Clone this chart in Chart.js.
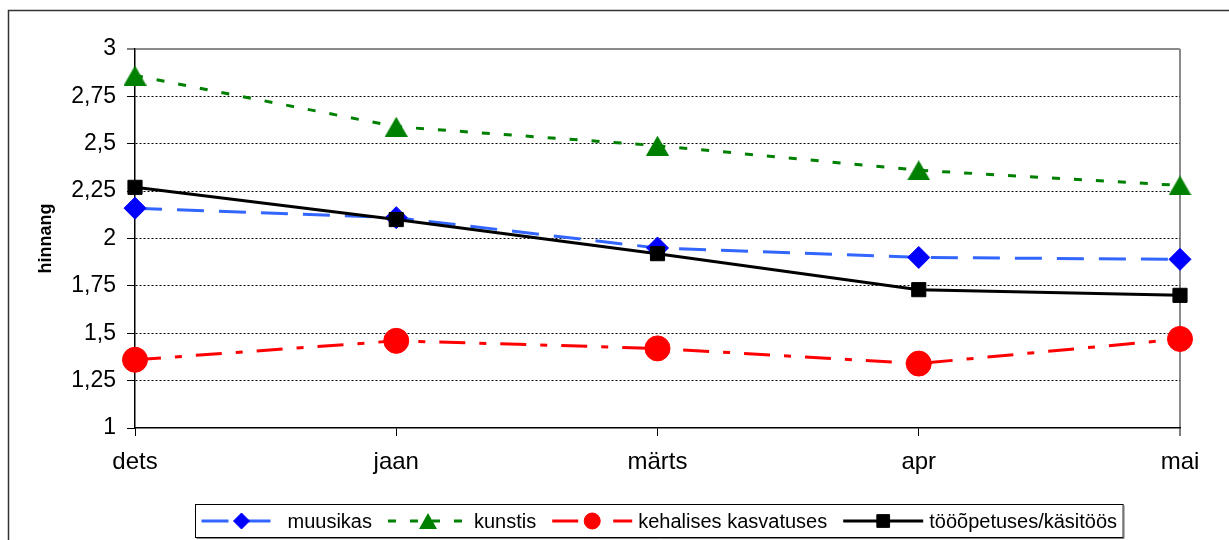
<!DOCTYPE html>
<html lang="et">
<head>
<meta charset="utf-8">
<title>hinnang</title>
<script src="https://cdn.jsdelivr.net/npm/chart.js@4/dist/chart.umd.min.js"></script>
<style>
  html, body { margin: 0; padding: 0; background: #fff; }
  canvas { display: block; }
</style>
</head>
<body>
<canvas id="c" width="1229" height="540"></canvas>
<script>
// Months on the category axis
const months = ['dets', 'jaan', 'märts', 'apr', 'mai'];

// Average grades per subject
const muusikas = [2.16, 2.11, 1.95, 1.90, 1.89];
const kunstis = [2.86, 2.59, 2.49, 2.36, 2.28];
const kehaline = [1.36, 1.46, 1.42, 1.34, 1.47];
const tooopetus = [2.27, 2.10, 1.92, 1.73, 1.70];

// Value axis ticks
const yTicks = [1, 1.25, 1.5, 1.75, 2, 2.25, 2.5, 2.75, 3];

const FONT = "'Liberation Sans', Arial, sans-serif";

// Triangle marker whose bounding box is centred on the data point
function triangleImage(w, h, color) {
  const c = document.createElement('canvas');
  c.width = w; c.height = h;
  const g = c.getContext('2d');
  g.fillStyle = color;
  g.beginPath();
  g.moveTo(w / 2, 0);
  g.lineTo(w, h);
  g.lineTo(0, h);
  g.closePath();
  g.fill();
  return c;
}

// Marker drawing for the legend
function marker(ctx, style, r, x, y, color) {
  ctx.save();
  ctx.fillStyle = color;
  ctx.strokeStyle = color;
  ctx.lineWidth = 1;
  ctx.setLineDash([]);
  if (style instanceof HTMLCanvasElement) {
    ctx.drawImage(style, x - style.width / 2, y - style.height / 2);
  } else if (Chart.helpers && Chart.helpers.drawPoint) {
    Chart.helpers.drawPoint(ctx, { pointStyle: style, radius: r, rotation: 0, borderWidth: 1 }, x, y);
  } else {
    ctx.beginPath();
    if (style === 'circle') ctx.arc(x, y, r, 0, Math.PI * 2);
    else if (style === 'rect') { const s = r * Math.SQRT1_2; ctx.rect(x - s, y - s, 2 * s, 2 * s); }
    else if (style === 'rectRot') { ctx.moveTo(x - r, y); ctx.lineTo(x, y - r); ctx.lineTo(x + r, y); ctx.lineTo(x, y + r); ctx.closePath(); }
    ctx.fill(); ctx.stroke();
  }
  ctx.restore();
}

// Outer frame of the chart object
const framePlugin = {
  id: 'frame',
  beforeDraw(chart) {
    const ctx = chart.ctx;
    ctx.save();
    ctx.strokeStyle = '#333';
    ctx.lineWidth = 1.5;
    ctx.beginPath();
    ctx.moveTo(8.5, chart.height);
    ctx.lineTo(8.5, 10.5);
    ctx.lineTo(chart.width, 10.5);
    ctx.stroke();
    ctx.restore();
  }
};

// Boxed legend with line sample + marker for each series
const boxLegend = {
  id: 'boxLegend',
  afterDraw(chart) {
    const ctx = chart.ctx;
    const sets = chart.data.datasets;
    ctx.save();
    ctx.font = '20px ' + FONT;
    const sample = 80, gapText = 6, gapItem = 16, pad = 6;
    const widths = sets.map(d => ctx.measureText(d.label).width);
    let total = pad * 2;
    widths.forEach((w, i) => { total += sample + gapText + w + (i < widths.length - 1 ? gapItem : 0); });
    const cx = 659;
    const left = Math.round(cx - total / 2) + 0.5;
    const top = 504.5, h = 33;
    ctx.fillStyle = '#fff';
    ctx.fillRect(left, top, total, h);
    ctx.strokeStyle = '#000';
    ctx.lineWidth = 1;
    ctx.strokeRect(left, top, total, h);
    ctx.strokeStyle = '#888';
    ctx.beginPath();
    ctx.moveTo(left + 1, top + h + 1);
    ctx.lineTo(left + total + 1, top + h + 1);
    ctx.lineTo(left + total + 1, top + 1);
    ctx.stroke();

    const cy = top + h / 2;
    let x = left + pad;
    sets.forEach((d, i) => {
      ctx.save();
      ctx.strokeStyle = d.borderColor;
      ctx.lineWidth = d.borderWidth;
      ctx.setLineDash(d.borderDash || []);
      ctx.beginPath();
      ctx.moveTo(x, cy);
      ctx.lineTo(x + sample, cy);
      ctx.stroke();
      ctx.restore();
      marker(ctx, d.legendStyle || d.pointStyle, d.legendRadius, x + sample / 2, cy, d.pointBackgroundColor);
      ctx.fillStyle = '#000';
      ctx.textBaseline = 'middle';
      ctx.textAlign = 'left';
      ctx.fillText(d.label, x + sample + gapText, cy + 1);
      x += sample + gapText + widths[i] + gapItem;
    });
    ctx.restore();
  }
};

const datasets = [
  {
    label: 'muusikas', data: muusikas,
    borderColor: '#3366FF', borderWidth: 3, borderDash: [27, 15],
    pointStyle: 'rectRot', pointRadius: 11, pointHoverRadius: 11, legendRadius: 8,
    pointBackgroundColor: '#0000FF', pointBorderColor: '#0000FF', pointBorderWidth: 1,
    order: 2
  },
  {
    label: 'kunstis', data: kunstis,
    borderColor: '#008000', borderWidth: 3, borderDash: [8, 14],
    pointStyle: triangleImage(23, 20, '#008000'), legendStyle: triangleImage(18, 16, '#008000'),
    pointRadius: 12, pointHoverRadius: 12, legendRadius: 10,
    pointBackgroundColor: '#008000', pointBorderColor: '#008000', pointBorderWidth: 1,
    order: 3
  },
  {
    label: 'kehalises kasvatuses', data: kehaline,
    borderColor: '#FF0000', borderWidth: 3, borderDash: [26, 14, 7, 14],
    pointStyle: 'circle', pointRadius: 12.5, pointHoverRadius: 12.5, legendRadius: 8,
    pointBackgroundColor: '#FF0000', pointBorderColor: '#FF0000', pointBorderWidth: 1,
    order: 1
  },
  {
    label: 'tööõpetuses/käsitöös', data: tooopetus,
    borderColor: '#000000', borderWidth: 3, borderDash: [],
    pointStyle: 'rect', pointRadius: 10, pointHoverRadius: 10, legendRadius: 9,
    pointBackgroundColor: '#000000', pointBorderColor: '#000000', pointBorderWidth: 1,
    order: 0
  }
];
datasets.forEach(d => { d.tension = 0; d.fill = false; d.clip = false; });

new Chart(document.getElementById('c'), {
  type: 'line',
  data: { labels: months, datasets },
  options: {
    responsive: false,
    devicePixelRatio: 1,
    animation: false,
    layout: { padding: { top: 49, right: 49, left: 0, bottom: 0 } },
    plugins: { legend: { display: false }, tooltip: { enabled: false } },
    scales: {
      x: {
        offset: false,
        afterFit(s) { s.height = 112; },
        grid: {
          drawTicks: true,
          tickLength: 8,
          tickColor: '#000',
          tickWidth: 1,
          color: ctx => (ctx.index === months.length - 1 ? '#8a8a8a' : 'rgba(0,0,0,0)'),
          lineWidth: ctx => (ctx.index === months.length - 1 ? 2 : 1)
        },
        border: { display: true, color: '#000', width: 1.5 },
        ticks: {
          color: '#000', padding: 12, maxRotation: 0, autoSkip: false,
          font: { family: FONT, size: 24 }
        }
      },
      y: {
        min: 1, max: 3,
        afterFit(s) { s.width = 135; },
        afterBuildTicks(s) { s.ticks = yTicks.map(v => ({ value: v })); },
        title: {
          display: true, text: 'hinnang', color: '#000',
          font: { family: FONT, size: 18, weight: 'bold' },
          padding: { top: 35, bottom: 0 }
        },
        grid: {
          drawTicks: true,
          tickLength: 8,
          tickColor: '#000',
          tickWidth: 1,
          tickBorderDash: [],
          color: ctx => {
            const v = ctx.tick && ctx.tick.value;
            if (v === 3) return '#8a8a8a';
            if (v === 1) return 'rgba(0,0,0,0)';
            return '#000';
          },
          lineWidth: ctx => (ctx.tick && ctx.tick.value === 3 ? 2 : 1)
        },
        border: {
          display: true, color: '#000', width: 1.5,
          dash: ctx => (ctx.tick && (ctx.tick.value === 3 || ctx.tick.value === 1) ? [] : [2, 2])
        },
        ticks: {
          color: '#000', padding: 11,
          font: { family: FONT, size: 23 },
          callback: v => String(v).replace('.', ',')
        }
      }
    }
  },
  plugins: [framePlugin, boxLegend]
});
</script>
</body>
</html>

...

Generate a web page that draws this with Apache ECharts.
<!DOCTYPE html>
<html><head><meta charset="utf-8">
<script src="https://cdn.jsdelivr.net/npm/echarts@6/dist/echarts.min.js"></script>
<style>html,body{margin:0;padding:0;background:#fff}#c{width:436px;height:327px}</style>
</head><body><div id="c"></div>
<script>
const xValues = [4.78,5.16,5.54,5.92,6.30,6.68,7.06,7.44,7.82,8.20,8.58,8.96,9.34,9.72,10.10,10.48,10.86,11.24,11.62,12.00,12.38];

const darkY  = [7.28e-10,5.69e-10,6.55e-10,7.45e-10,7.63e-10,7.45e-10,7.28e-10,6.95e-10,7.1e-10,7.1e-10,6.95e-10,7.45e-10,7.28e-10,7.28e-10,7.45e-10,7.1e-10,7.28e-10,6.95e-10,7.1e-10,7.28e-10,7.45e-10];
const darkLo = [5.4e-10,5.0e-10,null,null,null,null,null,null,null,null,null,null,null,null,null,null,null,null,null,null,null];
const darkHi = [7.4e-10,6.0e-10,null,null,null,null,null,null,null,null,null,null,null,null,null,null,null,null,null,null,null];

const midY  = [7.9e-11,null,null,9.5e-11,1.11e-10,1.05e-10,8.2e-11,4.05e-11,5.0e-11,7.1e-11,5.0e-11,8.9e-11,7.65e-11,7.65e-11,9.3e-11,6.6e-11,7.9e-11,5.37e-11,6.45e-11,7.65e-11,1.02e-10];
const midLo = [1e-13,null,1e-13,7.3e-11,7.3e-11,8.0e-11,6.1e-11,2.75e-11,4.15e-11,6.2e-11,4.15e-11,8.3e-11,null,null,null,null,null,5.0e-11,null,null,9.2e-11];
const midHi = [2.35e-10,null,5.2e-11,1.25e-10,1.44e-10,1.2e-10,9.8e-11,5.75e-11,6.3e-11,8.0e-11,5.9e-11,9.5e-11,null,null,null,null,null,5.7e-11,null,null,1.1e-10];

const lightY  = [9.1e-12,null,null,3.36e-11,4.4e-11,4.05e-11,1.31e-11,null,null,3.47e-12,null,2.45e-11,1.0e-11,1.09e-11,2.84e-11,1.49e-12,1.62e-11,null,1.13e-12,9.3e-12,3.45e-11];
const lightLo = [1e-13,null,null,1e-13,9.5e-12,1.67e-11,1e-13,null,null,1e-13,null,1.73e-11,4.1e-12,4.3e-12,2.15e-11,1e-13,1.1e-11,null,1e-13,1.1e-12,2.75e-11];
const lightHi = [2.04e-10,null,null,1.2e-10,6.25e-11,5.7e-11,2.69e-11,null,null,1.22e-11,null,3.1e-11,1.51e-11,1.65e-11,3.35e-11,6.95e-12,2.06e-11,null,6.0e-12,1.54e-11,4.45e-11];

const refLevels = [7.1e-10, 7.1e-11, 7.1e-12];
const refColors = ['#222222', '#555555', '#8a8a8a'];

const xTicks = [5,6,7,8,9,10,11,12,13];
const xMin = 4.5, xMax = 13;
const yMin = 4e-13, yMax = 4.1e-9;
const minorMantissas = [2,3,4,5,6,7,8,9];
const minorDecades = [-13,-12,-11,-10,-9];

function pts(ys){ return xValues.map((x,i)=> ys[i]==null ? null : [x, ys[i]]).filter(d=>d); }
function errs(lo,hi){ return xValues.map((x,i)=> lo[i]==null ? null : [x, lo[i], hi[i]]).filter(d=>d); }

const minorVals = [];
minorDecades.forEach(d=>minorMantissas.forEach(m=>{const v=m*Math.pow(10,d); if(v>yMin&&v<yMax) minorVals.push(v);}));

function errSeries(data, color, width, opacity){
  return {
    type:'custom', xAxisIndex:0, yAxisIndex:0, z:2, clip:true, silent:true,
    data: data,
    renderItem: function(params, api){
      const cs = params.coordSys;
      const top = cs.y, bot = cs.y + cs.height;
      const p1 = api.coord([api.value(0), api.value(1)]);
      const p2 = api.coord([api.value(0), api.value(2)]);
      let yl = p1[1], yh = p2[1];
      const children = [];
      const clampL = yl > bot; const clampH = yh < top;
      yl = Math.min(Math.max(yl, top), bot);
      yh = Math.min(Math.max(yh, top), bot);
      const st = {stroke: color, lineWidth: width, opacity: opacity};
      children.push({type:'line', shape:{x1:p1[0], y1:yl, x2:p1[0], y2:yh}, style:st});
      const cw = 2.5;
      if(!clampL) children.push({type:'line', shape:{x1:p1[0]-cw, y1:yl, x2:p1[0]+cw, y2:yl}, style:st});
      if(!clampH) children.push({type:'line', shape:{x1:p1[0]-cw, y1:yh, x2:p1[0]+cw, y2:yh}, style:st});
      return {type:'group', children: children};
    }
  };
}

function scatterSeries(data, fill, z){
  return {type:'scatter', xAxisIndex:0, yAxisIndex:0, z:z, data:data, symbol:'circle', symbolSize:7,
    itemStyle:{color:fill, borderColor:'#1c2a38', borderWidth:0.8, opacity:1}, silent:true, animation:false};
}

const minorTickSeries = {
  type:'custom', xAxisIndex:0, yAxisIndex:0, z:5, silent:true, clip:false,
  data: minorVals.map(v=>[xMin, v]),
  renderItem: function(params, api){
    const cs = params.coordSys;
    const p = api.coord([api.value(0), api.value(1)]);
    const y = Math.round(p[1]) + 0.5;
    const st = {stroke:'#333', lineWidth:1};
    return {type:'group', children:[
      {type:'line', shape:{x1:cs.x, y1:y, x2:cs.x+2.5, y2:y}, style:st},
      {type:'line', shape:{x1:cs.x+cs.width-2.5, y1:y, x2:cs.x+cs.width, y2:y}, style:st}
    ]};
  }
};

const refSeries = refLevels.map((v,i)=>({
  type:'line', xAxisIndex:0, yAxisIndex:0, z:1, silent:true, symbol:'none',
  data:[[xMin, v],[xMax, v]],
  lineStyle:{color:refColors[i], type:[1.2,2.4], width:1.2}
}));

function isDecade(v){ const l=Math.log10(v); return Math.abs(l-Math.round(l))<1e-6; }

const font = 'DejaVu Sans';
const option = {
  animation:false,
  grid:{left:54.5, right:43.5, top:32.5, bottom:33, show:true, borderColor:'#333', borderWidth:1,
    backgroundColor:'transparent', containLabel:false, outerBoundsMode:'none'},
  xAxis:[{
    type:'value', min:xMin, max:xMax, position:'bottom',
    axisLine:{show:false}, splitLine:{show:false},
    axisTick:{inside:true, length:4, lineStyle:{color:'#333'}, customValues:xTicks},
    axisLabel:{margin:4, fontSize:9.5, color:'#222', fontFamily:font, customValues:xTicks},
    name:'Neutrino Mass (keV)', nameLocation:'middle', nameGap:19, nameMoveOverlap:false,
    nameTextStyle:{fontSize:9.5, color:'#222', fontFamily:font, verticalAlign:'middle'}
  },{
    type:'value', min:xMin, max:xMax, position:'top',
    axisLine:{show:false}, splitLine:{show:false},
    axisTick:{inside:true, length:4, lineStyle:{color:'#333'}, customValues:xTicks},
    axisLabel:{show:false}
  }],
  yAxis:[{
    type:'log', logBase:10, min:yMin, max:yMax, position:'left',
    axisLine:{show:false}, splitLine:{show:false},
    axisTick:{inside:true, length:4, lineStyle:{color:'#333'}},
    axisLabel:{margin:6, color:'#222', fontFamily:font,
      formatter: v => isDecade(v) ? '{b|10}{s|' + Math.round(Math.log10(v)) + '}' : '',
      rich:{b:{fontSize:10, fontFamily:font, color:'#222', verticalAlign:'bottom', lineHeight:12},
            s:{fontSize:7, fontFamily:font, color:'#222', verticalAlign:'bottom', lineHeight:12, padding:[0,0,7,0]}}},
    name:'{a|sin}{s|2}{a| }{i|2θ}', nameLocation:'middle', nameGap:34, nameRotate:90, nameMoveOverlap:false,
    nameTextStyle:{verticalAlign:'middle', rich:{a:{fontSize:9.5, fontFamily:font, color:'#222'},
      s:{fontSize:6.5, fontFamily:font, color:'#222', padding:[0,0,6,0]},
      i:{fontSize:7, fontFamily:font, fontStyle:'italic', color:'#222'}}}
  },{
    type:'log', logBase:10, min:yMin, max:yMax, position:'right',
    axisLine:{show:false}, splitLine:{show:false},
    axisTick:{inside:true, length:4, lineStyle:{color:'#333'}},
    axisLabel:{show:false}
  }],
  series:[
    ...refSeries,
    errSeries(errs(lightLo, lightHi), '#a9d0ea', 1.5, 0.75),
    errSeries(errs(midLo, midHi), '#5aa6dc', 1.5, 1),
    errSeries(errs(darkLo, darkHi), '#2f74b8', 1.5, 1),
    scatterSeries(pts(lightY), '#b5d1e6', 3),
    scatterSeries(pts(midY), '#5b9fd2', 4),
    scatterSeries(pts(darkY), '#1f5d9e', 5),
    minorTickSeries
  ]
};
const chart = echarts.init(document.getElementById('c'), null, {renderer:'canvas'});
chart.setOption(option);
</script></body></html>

# TASK TO CARRY OUT
Report how many lines of the preceding records include "this". Output the number only.

# ANSWER
2